In south Southwark among our pilot sites, having a pharmacist in GP practices means GP’s can focus their skills where they are most needed, for example on diagnosing and treating patients with complex conditions.
What are we doing in south Southwark?
Since January 2018 IHL have employed three clinical pharmacists who have been working with eight of our GP practices.
They have all been an integral part of the GP practice team and have had a positive impact on the day to day operational needs within the practices.
From January 2018 to September 2019 our clinical pharmacists have had 7124 patient contacts.
When will I see a clinical pharmacist?
You will see a clinical pharmacist when you need expert advice on your medicines. If your condition needs diagnosing, you will usually see a GP first, who may then refer you on to a practice nurse or clinical pharmacist. Below are some examples of how a clinical pharmacist can help:
- Long-term conditions
If you have a condition such as asthma, type 2 diabetes, arthritis or high blood pressure, the clinical pharmacist can discuss the medicines you’re taking to make sure they’re working for you. They can also help you with lifestyle changes to help you manage your condition.
- Experiencing side effects
If you are experiencing side effects from your medicines, you and the clinical pharmacist can discuss this and work together to find a solution, such as changing your medicine or the dosage. If you are taking a number of different medicines, the clinical pharmacist can help make sure they are working well together.
- Reviewing your medicines
If you are taking medicines over the long-term, you should be seen for a review at least once a year. The clinical pharmacist can review all your medicines, discuss how they are working for you and carry out health checks, such as taking your blood pressure. They can also arrange for you to have blood or other tests.

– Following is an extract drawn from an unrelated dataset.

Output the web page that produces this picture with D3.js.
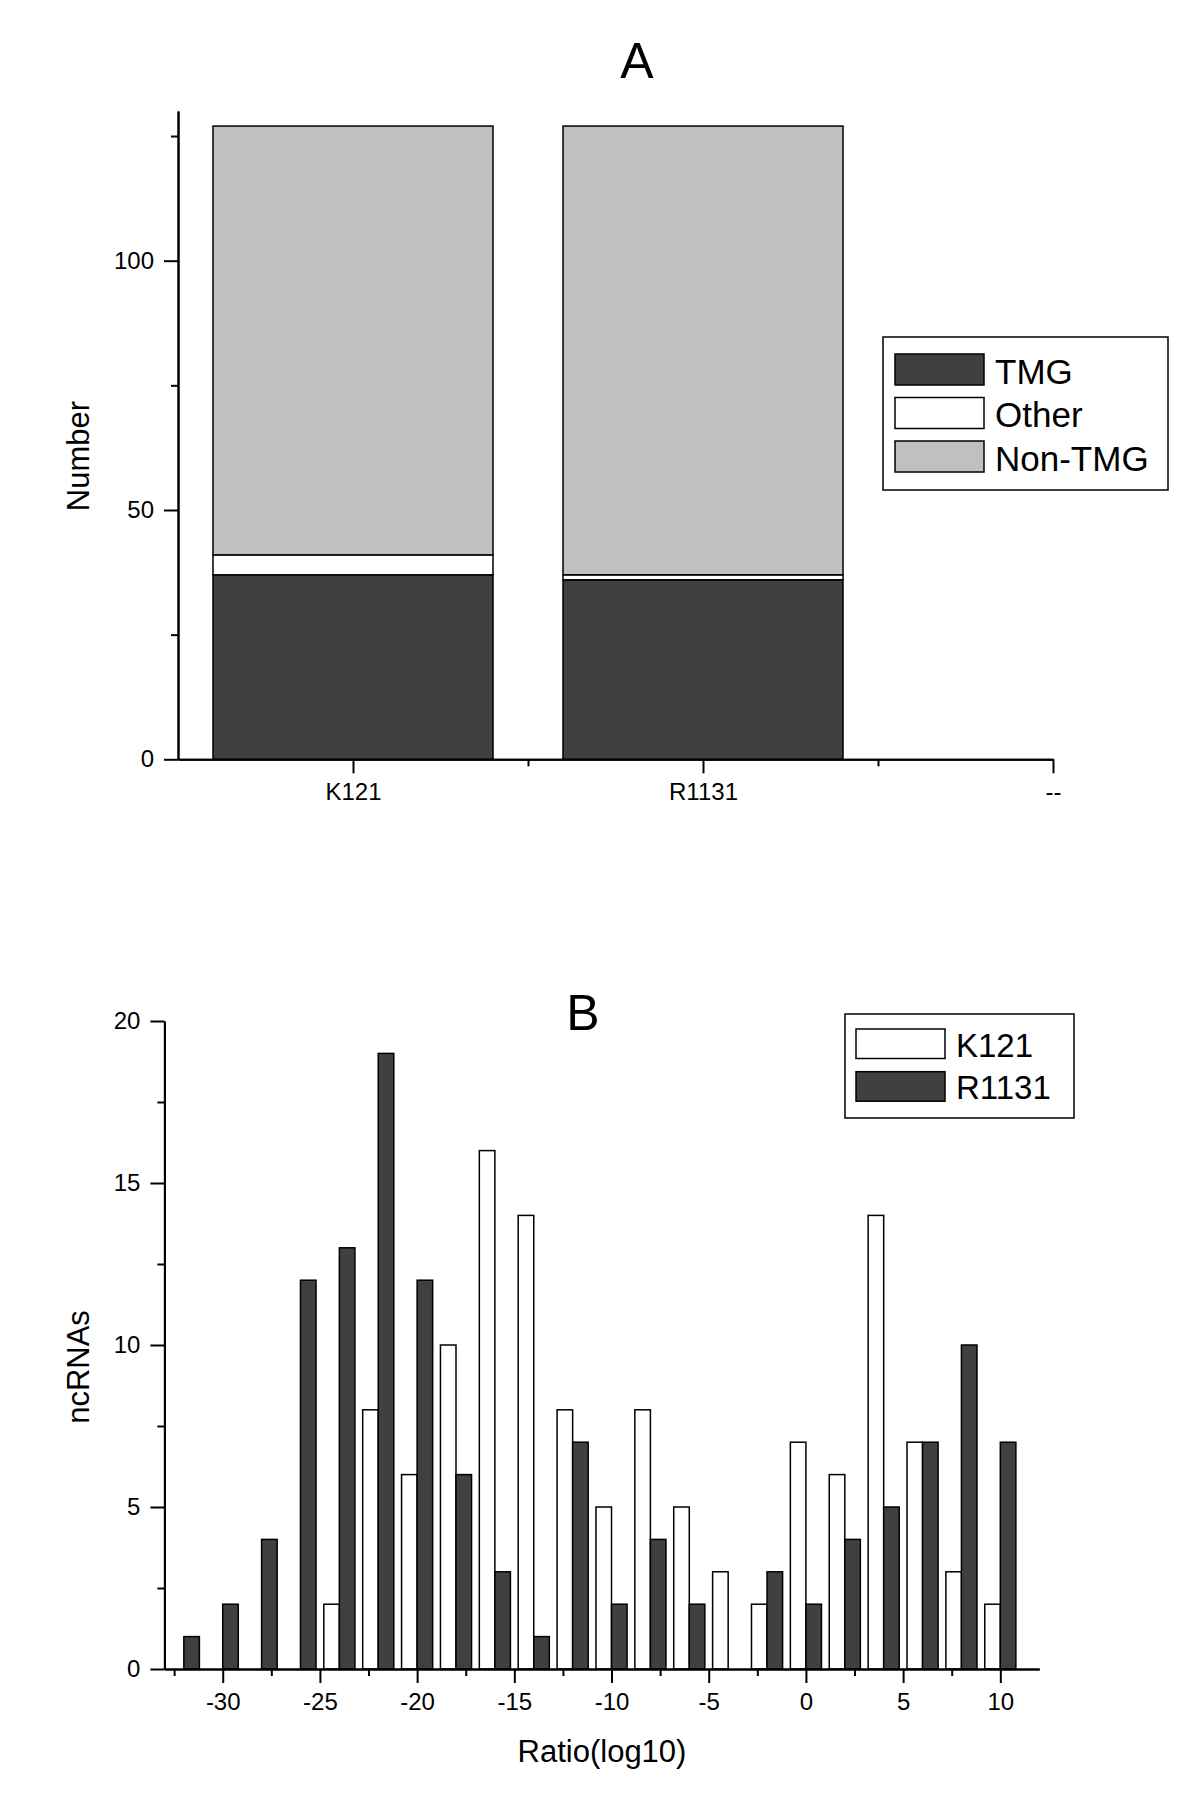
<!DOCTYPE html>
<html>
<head>
<meta charset="utf-8">
<script src="https://cdn.jsdelivr.net/npm/d3@7"></script>
<style>
  html, body { margin: 0; padding: 0; background: #fff; }
  svg { display: block; }
  text { font-family: "Liberation Sans", Arial, Helvetica, sans-serif; fill: #000; }
</style>
</head>
<body>
<svg id="chart" width="1200" height="1809"></svg>
<script>
// ---------- Data: panel A ----------
const groupsA = ["K121", "R1131"];
const tickLabelsA = ["K121", "R1131", "--"];
const seriesA = ["TMG", "Other", "Non-TMG"];
const tmgA = [37, 36];
const otherA = [4, 1];
const nonTmgA = [86, 90];
const colorsA = ["#404040", "#ffffff", "#c0c0c0"];
const yTicksA = [0, 50, 100];

// ---------- Data: panel B ----------
const binCentersB = [-32, -30, -28, -26, -24, -22, -20, -18, -16, -14, -12, -10, -8, -6, -4, -2, 0, 2, 4, 6, 8, 10];
const k121B  = [0, 0, 0, 0, 2, 8, 6, 10, 16, 14, 8, 5, 8, 5, 3, 2, 7, 6, 14, 7, 3, 2];
const r1131B = [1, 2, 4, 12, 13, 19, 12, 6, 3, 1, 7, 2, 4, 2, 0, 3, 2, 4, 5, 7, 10, 7];
const seriesB = ["K121", "R1131"];
const colorsB = ["#ffffff", "#404040"];
const xTicksB = [-30, -25, -20, -15, -10, -5, 0, 5, 10];
const yTicksB = [0, 5, 10, 15, 20];

const svg = d3.select("#chart");
svg.append("rect").attr("width", 1200).attr("height", 1809).attr("fill", "#fff");

function styleAxis(g) {
  g.select(".domain").attr("stroke", "#000").attr("stroke-width", 2);
  g.selectAll(".tick line").attr("stroke", "#000").attr("stroke-width", 2);
  g.selectAll(".tick text").attr("font-size", 24)
    .attr("font-family", "'Liberation Sans', Arial, Helvetica, sans-serif").attr("fill", "#000");
}

// ================= Panel A =================
{
  const x = d3.scaleLinear().domain([0.5, 3]).range([178, 1053]);
  const y = d3.scaleLinear().domain([0, 130]).range([759.3, 111.1]);
  const barW = 0.8;

  const stackData = groupsA.map((g, i) => ({ group: g, idx: i + 1, TMG: tmgA[i], Other: otherA[i], "Non-TMG": nonTmgA[i] }));
  const stacked = d3.stack().keys(seriesA)(stackData);

  const gBars = svg.append("g");
  stacked.forEach((layer, si) => {
    gBars.selectAll(null).data(layer).enter().append("rect")
      .attr("x", d => x(d.data.idx - barW / 2))
      .attr("width", d => x(d.data.idx + barW / 2) - x(d.data.idx - barW / 2))
      .attr("y", d => y(d[1]))
      .attr("height", d => y(d[0]) - y(d[1]))
      .attr("fill", colorsA[si])
      .attr("stroke", "#000").attr("stroke-width", 1.5);
  });

  // y axis (major + minor)
  const yMinor = svg.append("g").attr("transform", "translate(178,0)")
    .call(d3.axisLeft(y).tickValues([25, 75, 125]).tickSize(7).tickSizeOuter(0).tickFormat(""));
  styleAxis(yMinor);
  const yAx = svg.append("g").attr("transform", "translate(178,0)")
    .call(d3.axisLeft(y).tickValues(yTicksA).tickSize(14).tickSizeOuter(0).tickPadding(10));
  styleAxis(yAx);

  // x axis
  const xMinor = svg.append("g").attr("transform", "translate(0,759.3)")
    .call(d3.axisBottom(x).tickValues([1.5, 2.5]).tickSize(7).tickSizeOuter(0).tickFormat(""));
  styleAxis(xMinor);
  const xAx = svg.append("g").attr("transform", "translate(0,759.3)")
    .call(d3.axisBottom(x).tickValues([1, 2, 3]).tickSize(14).tickSizeOuter(0).tickPadding(10)
      .tickFormat((d, i) => tickLabelsA[i]));
  styleAxis(xAx);

  // title & axis label
  svg.append("text").attr("x", 637).attr("y", 77.5).attr("text-anchor", "middle")
    .attr("font-size", 50).text("A");
  svg.append("text").attr("transform", "translate(89,456) rotate(-90)").attr("text-anchor", "middle")
    .attr("font-size", 31).text("Number");

  // legend
  const lg = svg.append("g");
  lg.append("rect").attr("x", 883).attr("y", 337).attr("width", 285).attr("height", 153)
    .attr("fill", "#fff").attr("stroke", "#000").attr("stroke-width", 1.5);
  seriesA.forEach((s, i) => {
    const yy = 354 + i * 43.5;
    lg.append("rect").attr("x", 895).attr("y", yy).attr("width", 89).attr("height", 31)
      .attr("fill", colorsA[i]).attr("stroke", "#000").attr("stroke-width", 1.5);
    lg.append("text").attr("x", 995).attr("y", yy + 29.5).attr("font-size", 35).text(s);
  });
}

// ================= Panel B =================
{
  const x = d3.scaleLinear().domain([-33, 12]).range([164.4, 1039.2]);
  const y = d3.scaleLinear().domain([0, 20]).range([1669, 1021]);
  const bw = 0.8;

  const gBars = svg.append("g");
  const seriesVals = [k121B, r1131B];
  seriesVals.forEach((vals, si) => {
    const data = binCentersB.map((c, i) => ({ c, v: vals[i] })).filter(d => d.v > 0);
    gBars.selectAll(null).data(data).enter().append("rect")
      .attr("x", d => si === 0 ? x(d.c - bw) : x(d.c))
      .attr("width", d => x(d.c + bw) - x(d.c))
      .attr("y", d => y(d.v))
      .attr("height", d => y(0) - y(d.v))
      .attr("fill", colorsB[si])
      .attr("stroke", "#000").attr("stroke-width", 1.5);
  });

  const minorY = d3.range(2.5, 20, 5);
  const yMinor = svg.append("g").attr("transform", "translate(164.4,0)")
    .call(d3.axisLeft(y).tickValues(minorY).tickSize(7).tickSizeOuter(0).tickFormat(""));
  styleAxis(yMinor);
  const yAx = svg.append("g").attr("transform", "translate(164.4,0)")
    .call(d3.axisLeft(y).tickValues(yTicksB).tickSize(14).tickSizeOuter(0).tickPadding(10));
  styleAxis(yAx);

  const minorX = d3.range(-32.5, 12, 5);
  const xMinor = svg.append("g").attr("transform", "translate(0,1669)")
    .call(d3.axisBottom(x).tickValues(minorX).tickSize(7).tickSizeOuter(0).tickFormat(""));
  styleAxis(xMinor);
  const xAx = svg.append("g").attr("transform", "translate(0,1669)")
    .call(d3.axisBottom(x).tickValues(xTicksB).tickSize(14).tickSizeOuter(0).tickPadding(10)
      .tickFormat(d => String(d).replace("\u2212", "-")));
  styleAxis(xAx);

  svg.append("text").attr("x", 583).attr("y", 1030).attr("text-anchor", "middle")
    .attr("font-size", 50).text("B");
  svg.append("text").attr("transform", "translate(89,1367) rotate(-90)").attr("text-anchor", "middle")
    .attr("font-size", 31).text("ncRNAs");
  svg.append("text").attr("x", 602).attr("y", 1762).attr("text-anchor", "middle")
    .attr("font-size", 31).text("Ratio(log10)");

  const lg = svg.append("g");
  lg.append("rect").attr("x", 845).attr("y", 1014).attr("width", 229).attr("height", 104)
    .attr("fill", "#fff").attr("stroke", "#000").attr("stroke-width", 1.5);
  seriesB.forEach((s, i) => {
    const yy = 1029 + i * 42.7;
    lg.append("rect").attr("x", 856).attr("y", yy).attr("width", 89).attr("height", 29.5)
      .attr("fill", colorsB[i]).attr("stroke", "#000").attr("stroke-width", 1.5);
    lg.append("text").attr("x", 956).attr("y", yy + 27.5).attr("font-size", 33).text(s);
  });
}
</script>
</body>
</html>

- After a stay in hospital
If your medicines have been changed while you were in hospital, the clinical pharmacist can help explain these changes and ensure you get the maximum benefit from these medicines.
- Common illnesses
If you are suffering from a common illness such as a cold, hay fever, diarrhoea or an eye infection, you may see the clinical pharmacist instead of your GP. The clinical pharmacist may be able to prescribe medicines to treat your condition. You will always be referred to a GP if there is a need.